With the Nov. 6 election less than a month away, Senior Judge Richard Callahan scolded Missouri Secretary of State Jay Ashcroft's office for circulating misleading advertisements about the law.
Callahan ordered Ashcroft to revamp how the office explains voting law requirements, because voters have other options they can use to vote without a picture ID.
He said not only were voters confused, but also local election authorities offered voters differing interpretations of the law.
"No compelling state interest is served by misleading local election authorities and voters into believing a photo ID card is a requirement for voting," Callahan said.
"As desirable as a Missouri-issued photo ID might be, unlike an American Express card, you may leave home without it, at least on election day," Callahan wrote in his six-page decision.
The ruling, which keeps the law intact, comes in response to a lawsuit filed in June by the Democratic-leaning organization Priorities USA, which called the law unconstitutional.
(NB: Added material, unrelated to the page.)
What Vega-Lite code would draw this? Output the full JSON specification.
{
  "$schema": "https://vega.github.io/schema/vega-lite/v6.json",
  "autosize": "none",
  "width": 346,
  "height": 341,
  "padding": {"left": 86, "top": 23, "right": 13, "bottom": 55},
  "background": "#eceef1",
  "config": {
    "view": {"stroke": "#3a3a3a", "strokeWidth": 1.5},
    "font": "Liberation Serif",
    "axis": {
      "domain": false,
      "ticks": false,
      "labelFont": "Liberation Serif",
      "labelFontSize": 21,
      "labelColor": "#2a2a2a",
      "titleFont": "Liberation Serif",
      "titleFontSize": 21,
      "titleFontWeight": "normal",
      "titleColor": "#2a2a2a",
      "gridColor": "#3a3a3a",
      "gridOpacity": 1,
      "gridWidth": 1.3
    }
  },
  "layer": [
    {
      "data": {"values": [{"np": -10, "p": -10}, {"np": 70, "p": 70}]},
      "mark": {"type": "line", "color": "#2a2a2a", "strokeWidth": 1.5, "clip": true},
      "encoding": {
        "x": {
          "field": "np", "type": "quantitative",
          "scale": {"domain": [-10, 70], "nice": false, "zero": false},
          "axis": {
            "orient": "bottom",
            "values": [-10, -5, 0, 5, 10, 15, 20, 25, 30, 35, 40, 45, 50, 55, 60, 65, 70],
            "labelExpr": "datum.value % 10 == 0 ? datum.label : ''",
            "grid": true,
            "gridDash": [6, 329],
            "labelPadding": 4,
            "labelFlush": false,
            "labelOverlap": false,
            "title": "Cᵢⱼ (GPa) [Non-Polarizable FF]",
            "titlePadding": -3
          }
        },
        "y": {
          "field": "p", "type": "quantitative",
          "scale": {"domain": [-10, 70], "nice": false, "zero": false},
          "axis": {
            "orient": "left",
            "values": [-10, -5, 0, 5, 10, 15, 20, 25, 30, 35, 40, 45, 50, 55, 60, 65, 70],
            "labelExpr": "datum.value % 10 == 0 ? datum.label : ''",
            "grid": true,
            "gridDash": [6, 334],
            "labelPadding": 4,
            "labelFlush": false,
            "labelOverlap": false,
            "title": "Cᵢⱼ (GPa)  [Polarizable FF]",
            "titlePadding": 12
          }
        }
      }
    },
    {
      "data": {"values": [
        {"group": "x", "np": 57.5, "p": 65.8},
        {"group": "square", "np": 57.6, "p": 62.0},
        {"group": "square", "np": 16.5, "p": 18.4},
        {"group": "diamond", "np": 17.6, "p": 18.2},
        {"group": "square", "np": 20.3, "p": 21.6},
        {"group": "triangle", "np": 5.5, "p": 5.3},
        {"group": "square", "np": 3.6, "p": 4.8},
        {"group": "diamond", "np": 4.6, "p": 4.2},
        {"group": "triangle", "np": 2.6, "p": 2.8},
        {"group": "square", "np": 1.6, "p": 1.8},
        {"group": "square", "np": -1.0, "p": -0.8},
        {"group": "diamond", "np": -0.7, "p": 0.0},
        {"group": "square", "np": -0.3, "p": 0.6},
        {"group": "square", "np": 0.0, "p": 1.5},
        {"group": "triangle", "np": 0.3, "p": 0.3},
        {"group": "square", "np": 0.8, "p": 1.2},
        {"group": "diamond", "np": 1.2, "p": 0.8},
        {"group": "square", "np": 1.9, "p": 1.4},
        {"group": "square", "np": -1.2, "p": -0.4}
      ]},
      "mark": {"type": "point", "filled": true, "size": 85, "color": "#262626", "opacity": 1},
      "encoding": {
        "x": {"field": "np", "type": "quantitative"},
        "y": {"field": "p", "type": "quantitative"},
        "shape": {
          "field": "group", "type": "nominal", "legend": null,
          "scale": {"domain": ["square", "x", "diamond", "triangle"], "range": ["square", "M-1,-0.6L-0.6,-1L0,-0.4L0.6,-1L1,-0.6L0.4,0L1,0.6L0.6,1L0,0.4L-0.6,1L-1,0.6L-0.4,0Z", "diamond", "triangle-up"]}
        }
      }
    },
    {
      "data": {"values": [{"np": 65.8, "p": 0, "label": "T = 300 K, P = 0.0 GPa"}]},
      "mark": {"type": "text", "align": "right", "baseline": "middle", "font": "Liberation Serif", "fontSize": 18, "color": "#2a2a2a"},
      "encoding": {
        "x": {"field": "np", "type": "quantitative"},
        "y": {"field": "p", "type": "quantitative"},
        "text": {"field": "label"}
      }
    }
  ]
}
Under the law, voters can cast a normal ballot without a valid photo ID if they sign a statement and present another form of acceptable identification such as a voter registration card, utility bill or bank statement.
The law also calls for election officials to tell voters they will not be permitted to vote in future elections unless they present a photo ID.
Voters can cast a provisional ballot. That vote would count if the person came back to the polling place later with a photo ID, or if the person's signature matched his or her signature on the voting rolls.
Priorities USA said the law creates undue burdens for voters who lack the required photo identification and could illegally suppress turnout, especially among so-called "vulnerable populations," such as the elderly and minorities.
In his ruling, Callahan said there is evidence of misinformation emanating from the Department of Revenue and local election authorities about the law.
But, he said, "there is no evidence of a concerted effort to undermine the law or to discourage people from obtaining the necessary documents" to get a photo ID card.
And, he added, most of the requirements imposed by the law are reasonable.
"The state has a legitimate interest in preserving the integrity of the election process and may adopt such protections as are reasonable, serve a compelling state interest and are closely tailored to effectuate that interest," Callahan noted.
However, he also said the affidavit that people can sign to vote if they don't have the proper documents is contradictory and misleading and should no longer be used.
Ashcroft issued a statement about the ruling:
"Although our office does not agree with all of the judge's findings, we're pleased the court found that the voter ID law is constitutional, and the judge did not find anyone was prevented from voting. We plan to seek a stay and appeal the decision to a higher court, which we believe will overturn the judge's errors."